▸ **Stated exercise**: Return nothing but the lines from the one with "Write a component" through the one with "Chart.register(...registerables);" in the data below, word for word and without pictures.
• • •
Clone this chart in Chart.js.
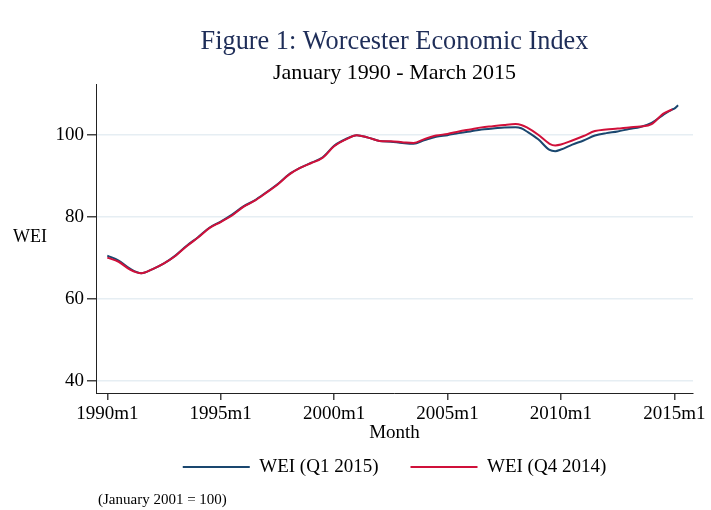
<!DOCTYPE html>
<html>
<head>
<meta charset="utf-8">
<title>Worcester Economic Index</title>
<script src="https://cdn.jsdelivr.net/npm/chart.js@4.4.1/dist/chart.umd.min.js"></script>
<style>
  body { margin: 0; background: #fff; }
  #wrap { width: 711px; height: 510px; }
</style>
</head>
<body>
<div id="wrap"><canvas id="chart" width="711" height="510"></canvas></div>
<script>
// Months (Stata style labels)
const months = [
    '1990m1', '1990m7', '1991m1', '1991m7', '1992m1', '1992m7', '1993m1', '1993m7',
    '1994m1', '1994m7', '1995m1', '1995m7', '1996m1', '1996m7', '1997m1', '1997m7',
    '1998m1', '1998m7', '1999m1', '1999m7', '2000m1', '2000m7', '2001m1', '2001m7',
    '2002m1', '2002m7', '2003m1', '2003m7', '2004m1', '2004m7', '2005m1', '2005m7',
    '2006m1', '2006m7', '2007m1', '2007m7', '2008m1', '2008m4', '2008m7', '2009m1',
    '2009m7', '2009m10', '2010m1', '2010m7', '2011m1', '2011m7', '2012m1', '2012m7',
    '2013m1', '2013m7', '2014m1', '2014m7', '2014m12', '2015m1', '2015m3'
];

// WEI, Q1 2015 vintage
const weiQ1_2015 = [
    70.6, 69.4, 67.4, 66.3, 67.3, 68.7, 70.6, 73.0,
    75.1, 77.4, 78.9, 80.6, 82.6, 84.1, 86.0, 88.0,
    90.4, 92.0, 93.3, 94.6, 97.4, 99.0, 100.0, 99.4,
    98.6, 98.4, 98.1, 97.9, 98.8, 99.6, 100.0, 100.5,
    100.9, 101.4, 101.6, 101.9, 101.95, 101.7, 100.9, 99.0,
    96.4, 96.1, 96.5, 97.7, 98.7, 99.9, 100.5, 100.9,
    101.5, 102.0, 103.0, 104.9, 106.3, 106.5, 107.3
];

// WEI, Q4 2014 vintage (ends December 2014)
const weiQ4_2014 = [
    70.1, 69.1, 67.2, 66.3, 67.3, 68.7, 70.5, 72.9,
    75.0, 77.3, 78.8, 80.4, 82.5, 84.0, 85.9, 87.9,
    90.3, 92.0, 93.2, 94.5, 97.3, 98.9, 100.0, 99.4,
    98.6, 98.5, 98.3, 98.1, 99.1, 99.9, 100.3, 100.9,
    101.4, 101.9, 102.2, 102.5, 102.7, 102.5, 101.9, 100.1,
    97.9, 97.5, 97.7, 98.7, 99.8, 101.0, 101.4, 101.6,
    101.9, 102.1, 102.7, 105.2, 106.3, null, null
];

const xTickLabels = ['1990m1', '1995m1', '2000m1', '2005m1', '2010m1', '2015m1'];
const yTicks = [40, 60, 80, 100];

const titleText = 'Figure 1: Worcester Economic Index';
const subtitleText = 'January 1990 - March 2015';
const yAxisLabel = 'WEI';
const xAxisLabel = 'Month';
const noteText = '(January 2001 = 100)';

// "1995m7" -> 1995.5
function toYear(label) {
    const parts = label.split('m');
    return Number(parts[0]) + (Number(parts[1]) - 1) / 12;
}

function toPoints(values) {
    return months.map((m, i) => ({ x: toYear(m), y: values[i] }));
}

const serif = '"Liberation Serif", "DejaVu Serif", serif';
Chart.defaults.font.family = serif;
Chart.defaults.color = '#000';

// Draws the horizontal y label and the footnote
const extraText = {
    id: 'extraText',
    afterDraw(chart) {
        const ctx = chart.ctx;
        ctx.save();
        ctx.fillStyle = '#000';
        ctx.textBaseline = 'middle';
        ctx.textAlign = 'left';
        ctx.font = '18px ' + serif;
        ctx.fillText(yAxisLabel, 13, 237);
        ctx.font = '15px ' + serif;
        ctx.fillText(noteText, 98, 500);
        ctx.restore();
    }
};

const ctx = document.getElementById('chart').getContext('2d');

new Chart(ctx, {
    type: 'line',
    data: {
        datasets: [{
            label: 'WEI (Q1 2015)',
            data: toPoints(weiQ1_2015),
            borderColor: '#1a476f',
            backgroundColor: '#1a476f',
            borderWidth: 2,
            pointRadius: 0,
            cubicInterpolationMode: 'monotone',
            fill: false,
            order: 1
        },
        {
            label: 'WEI (Q4 2014)',
            data: toPoints(weiQ4_2014),
            borderColor: '#d0103a',
            backgroundColor: '#d0103a',
            borderWidth: 2,
            pointRadius: 0,
            cubicInterpolationMode: 'monotone',
            fill: false,
            order: 0
        }]
    },
    options: {
        responsive: false,
        animation: false,
        layout: {
            padding: { left: 0, right: 18, top: 0, bottom: 23.5 }
        },
        plugins: {
            title: {
                display: true,
                fullSize: false,
                text: titleText,
                color: '#1e2d58',
                font: { size: 26.3, weight: 'normal', lineHeight: 1.2 },
                padding: { top: 26, bottom: 0 }
            },
            subtitle: {
                display: true,
                fullSize: false,
                text: subtitleText,
                color: '#000',
                font: { size: 22, lineHeight: 1.2 },
                padding: { top: 2, bottom: -1.96 }
            },
            legend: {
                position: 'bottom',
                fullSize: false,
                labels: {
                    font: { size: 19, lineHeight: 1 },
                    color: '#000',
                    boxWidth: 67,
                    boxHeight: 2,
                    padding: 32,
                    sort: (a, b) => a.datasetIndex - b.datasetIndex,
                    generateLabels: chart => Chart.defaults.plugins.legend.labels
                        .generateLabels(chart)
                        .map(item => Object.assign(item, { lineWidth: 0 }))
                }
            },
            tooltip: { enabled: false }
        },
        scales: {
            x: {
                type: 'linear',
                min: 1989.502,
                max: 2015.824,
                afterBuildTicks: scale => {
                    scale.ticks = xTickLabels.map(l => ({ value: toYear(l) }));
                },
                afterFit: scale => {
                    scale.paddingLeft = 0;
                    scale.paddingRight = 0;
                },
                ticks: {
                    autoSkip: false,
                    maxRotation: 0,
                    padding: 4.5,
                    font: { size: 19, lineHeight: 1 },
                    callback: (value, index) => xTickLabels[index]
                },
                grid: {
                    drawOnChartArea: false,
                    tickLength: 7,
                    tickColor: '#444',
                    lineWidth: 1.5
                },
                border: { display: true, color: '#222', width: 1 },
                title: {
                    display: true,
                    text: xAxisLabel,
                    font: { size: 19, lineHeight: 1 },
                    padding: { top: -4.5, bottom: -17 }
                }
            },
            y: {
                min: 37.06,
                max: 112.49,
                afterBuildTicks: scale => {
                    scale.ticks = yTicks.map(v => ({ value: v }));
                },
                afterFit: scale => {
                    scale.width = 96;
                    scale.paddingTop = 0;
                    scale.paddingBottom = 0;
                },
                ticks: {
                    padding: 3,
                    font: { size: 19, lineHeight: 1 }
                },
                grid: {
                    color: '#e6eef3',
                    lineWidth: 1.5,
                    tickLength: 9,
                    tickColor: '#444'
                },
                border: { display: true, color: '#222', width: 1 }
            }
        }
    },
    plugins: [extraText]
});
</script>
</body>
</html>
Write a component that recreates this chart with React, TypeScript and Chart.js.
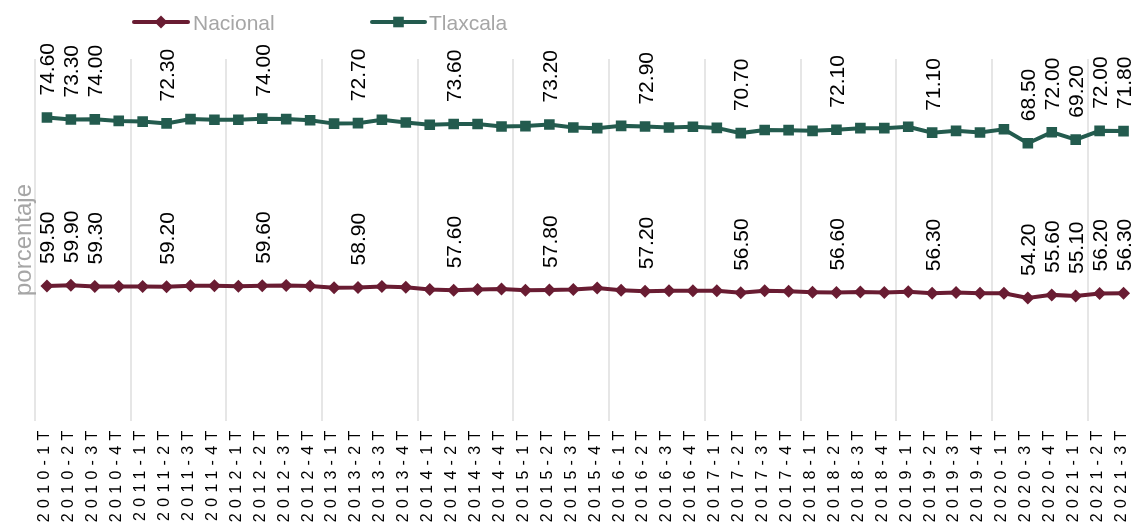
import React, { useEffect, useRef } from "react";
import { Chart, registerables } from "chart.js";

Chart.register(...registerables);

const categories = [
  "2010-1T", "2010-2T", "2010-3T", "2010-4T",
  "2011-1T", "2011-2T", "2011-3T", "2011-4T",
  "2012-1T", "2012-2T", "2012-3T", "2012-4T",
  "2013-1T", "2013-2T", "2013-3T", "2013-4T",
  "2014-1T", "2014-2T", "2014-3T", "2014-4T",
  "2015-1T", "2015-2T", "2015-3T", "2015-4T",
  "2016-1T", "2016-2T", "2016-3T", "2016-4T",
  "2017-1T", "2017-2T", "2017-3T", "2017-4T",
  "2018-1T", "2018-2T", "2018-3T", "2018-4T",
  "2019-1T", "2019-2T", "2019-3T", "2019-4T",
  "2020-1T", "2020-3T", "2020-4T",
  "2021-1T", "2021-2T", "2021-3T",
];

const nacional = [
  59.5, 59.9, 59.3, 59.3, 59.3, 59.2, 59.6, 59.6, 59.4, 59.6, 59.7, 59.5, 58.8, 58.9,
  59.3, 59.0, 58.0, 57.6, 58.0, 58.2, 57.7, 57.8, 58.0, 58.6, 57.7, 57.2, 57.4, 57.4, 57.4, 56.5,
  57.4, 57.2, 56.8, 56.6, 56.9, 56.6, 57.0, 56.3, 56.7, 56.3, 56.3, 54.2, 55.6, 55.1, 56.2, 56.3,
];

const tlaxcala = [
  74.6, 73.3, 74.0, 73.3, 73.0, 72.3, 73.8, 73.5, 73.7, 74.0, 73.7, 73.4, 72.6, 72.7,
  73.8, 72.9, 72.9, 73.6, 73.2, 71.9, 72.6, 73.2, 71.7, 70.8, 72.7, 72.9, 72.3, 72.6, 72.1, 70.7,
  71.2, 71.3, 71.4, 72.1, 72.5, 72.8, 73.0, 71.1, 71.5, 71.2, 72.6, 68.5, 72.0, 69.2, 72.0, 71.8,
];

const labeledIndices = [0, 1, 2, 5, 9, 13, 17, 21, 25, 29, 33, 37, 41, 42, 43, 44, 45];

const seriesNames = ["Nacional", "Tlaxcala"];
const seriesColors = ["#691C32", "#235B4E"];
const seriesMarkers = ["rectRot", "rect"];
const axisTitle = "porcentaje";

const FONT = '"Liberation Sans", Arial, sans-serif';

function drawMarker(ctx: CanvasRenderingContext2D, style: string, x: number, y: number, r: number) {
  ctx.beginPath();
  if (style === "rect") {
    const s = Math.SQRT1_2 * r;
    ctx.rect(x - s, y - s, 2 * s, 2 * s);
  } else {
    ctx.moveTo(x - r, y);
    ctx.lineTo(x, y - r);
    ctx.lineTo(x + r, y);
    ctx.lineTo(x, y + r);
    ctx.closePath();
  }
  ctx.fill();
}

export default function App() {
  const ref = useRef<HTMLCanvasElement>(null);

  useEffect(() => {
    const canvas = ref.current;
    if (!canvas) return;

    const spacingPlugin = {
      id: "tickSpacing",
      beforeDraw(chart: any) {
        (chart.ctx as any).letterSpacing = "5.3px";
      },
      beforeDatasetsDraw(chart: any) {
        (chart.ctx as any).letterSpacing = "0px";
      },
    };

    const valueLabelPlugin = {
      id: "valueLabels",
      afterDatasetsDraw(chart: any) {
        const ctx: CanvasRenderingContext2D = chart.ctx;
        ctx.save();
        (ctx as any).letterSpacing = "0px";
        ctx.font = `21px ${FONT}`;
        ctx.fillStyle = "#000000";
        ctx.textAlign = "left";
        ctx.textBaseline = "alphabetic";
        chart.data.datasets.forEach((ds: any, di: number) => {
          const meta = chart.getDatasetMeta(di);
          labeledIndices.forEach((i) => {
            const el = meta.data[i];
            if (!el) return;
            const v = ds.data[i] as number;
            ctx.save();
            ctx.translate(el.x + 7.5, el.y - 22);
            ctx.rotate(-Math.PI / 2);
            ctx.fillText(v.toFixed(2), 0, 0);
            ctx.restore();
          });
        });
        ctx.restore();
      },
    };

    const legendPlugin = {
      id: "customLegend",
      afterDraw(chart: any) {
        const ctx: CanvasRenderingContext2D = chart.ctx;
        ctx.save();
        (ctx as any).letterSpacing = "0px";
        const items = [
          { x0: 134, x1: 188, tx: 193, r: 6.5 },
          { x0: 372, x1: 425, tx: 429, r: 7.5 },
        ];
        const yc = 22;
        items.forEach((it, i) => {
          ctx.strokeStyle = seriesColors[i];
          ctx.fillStyle = seriesColors[i];
          ctx.lineWidth = 4;
          ctx.lineCap = "round";
          ctx.beginPath();
          ctx.moveTo(it.x0, yc);
          ctx.lineTo(it.x1, yc);
          ctx.stroke();
          drawMarker(ctx, seriesMarkers[i], (it.x0 + it.x1) / 2, yc, it.r);
          ctx.fillStyle = "#A6A6A6";
          ctx.font = `21px ${FONT}`;
          ctx.textAlign = "left";
          ctx.textBaseline = "alphabetic";
          ctx.fillText(seriesNames[i], it.tx, 29.5);
        });
        // y-axis title
        ctx.save();
        ctx.translate(30.5, 240);
        ctx.rotate(-Math.PI / 2);
        ctx.fillStyle = "#A6A6A6";
        ctx.font = `24px ${FONT}`;
        ctx.textAlign = "center";
        ctx.textBaseline = "alphabetic";
        ctx.fillText(axisTitle, 0, 0);
        ctx.restore();
        ctx.restore();
      },
    };

    const chart = new Chart(canvas, {
      type: "line",
      data: {
        labels: categories,
        datasets: [
          {
            label: seriesNames[0],
            data: nacional,
            borderColor: seriesColors[0],
            backgroundColor: seriesColors[0],
            borderWidth: 4,
            pointStyle: "rectRot",
            pointRadius: 6.5,
            pointBorderWidth: 0,
            pointBackgroundColor: seriesColors[0],
            tension: 0,
            fill: false,
          },
          {
            label: seriesNames[1],
            data: tlaxcala,
            borderColor: seriesColors[1],
            backgroundColor: seriesColors[1],
            borderWidth: 4,
            pointStyle: "rect",
            pointRadius: 7.5,
            pointBorderWidth: 0,
            pointBackgroundColor: seriesColors[1],
            tension: 0,
            fill: false,
          },
        ],
      },
      options: {
        animation: false,
        responsive: false,
        maintainAspectRatio: false,
        layout: { padding: { left: 35, right: 0, top: 59, bottom: 0 } },
        plugins: {
          legend: { display: false },
          tooltip: { enabled: false },
          title: { display: false },
        },
        scales: {
          x: {
            type: "category",
            offset: true,
            grid: {
              offset: true,
              drawTicks: false,
              lineWidth: 2,
              color: (c: any) => (typeof c.index === "number" && c.index % 4 === 0 ? "#E6E6E6" : "rgba(0,0,0,0)"),
            },
            border: { display: false },
            ticks: {
              autoSkip: false,
              minRotation: 90,
              maxRotation: 90,
              padding: 5,
              labelOffset: -2,
              color: "#000000",
              font: { size: 16, family: FONT },
            },
            afterFit: (s: any) => {
              s.height = 104.5;
              s.paddingLeft = 0;
              s.paddingRight = 0;
            },
          },
          y: {
            display: false,
            stacked: true,
            min: 0,
            max: 160,
          },
        },
      },
      plugins: [spacingPlugin, valueLabelPlugin, legendPlugin],
    });

    return () => {
      chart.destroy();
    };
  }, []);

  return (
    <div
      style={{
        position: "fixed",
        left: 0,
        top: 0,
        width: 1139,
        height: 525,
        overflow: "hidden",
        background: "#ffffff",
      }}
    >
      <canvas ref={ref} width={1143} height={525} style={{ display: "block" }} />
    </div>
  );
}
• • •
▸ **Correct output**:
Write a component that recreates this chart with React, TypeScript and Chart.js.
import React, { useEffect, useRef } from "react";
import { Chart, registerables } from "chart.js";

Chart.register(...registerables);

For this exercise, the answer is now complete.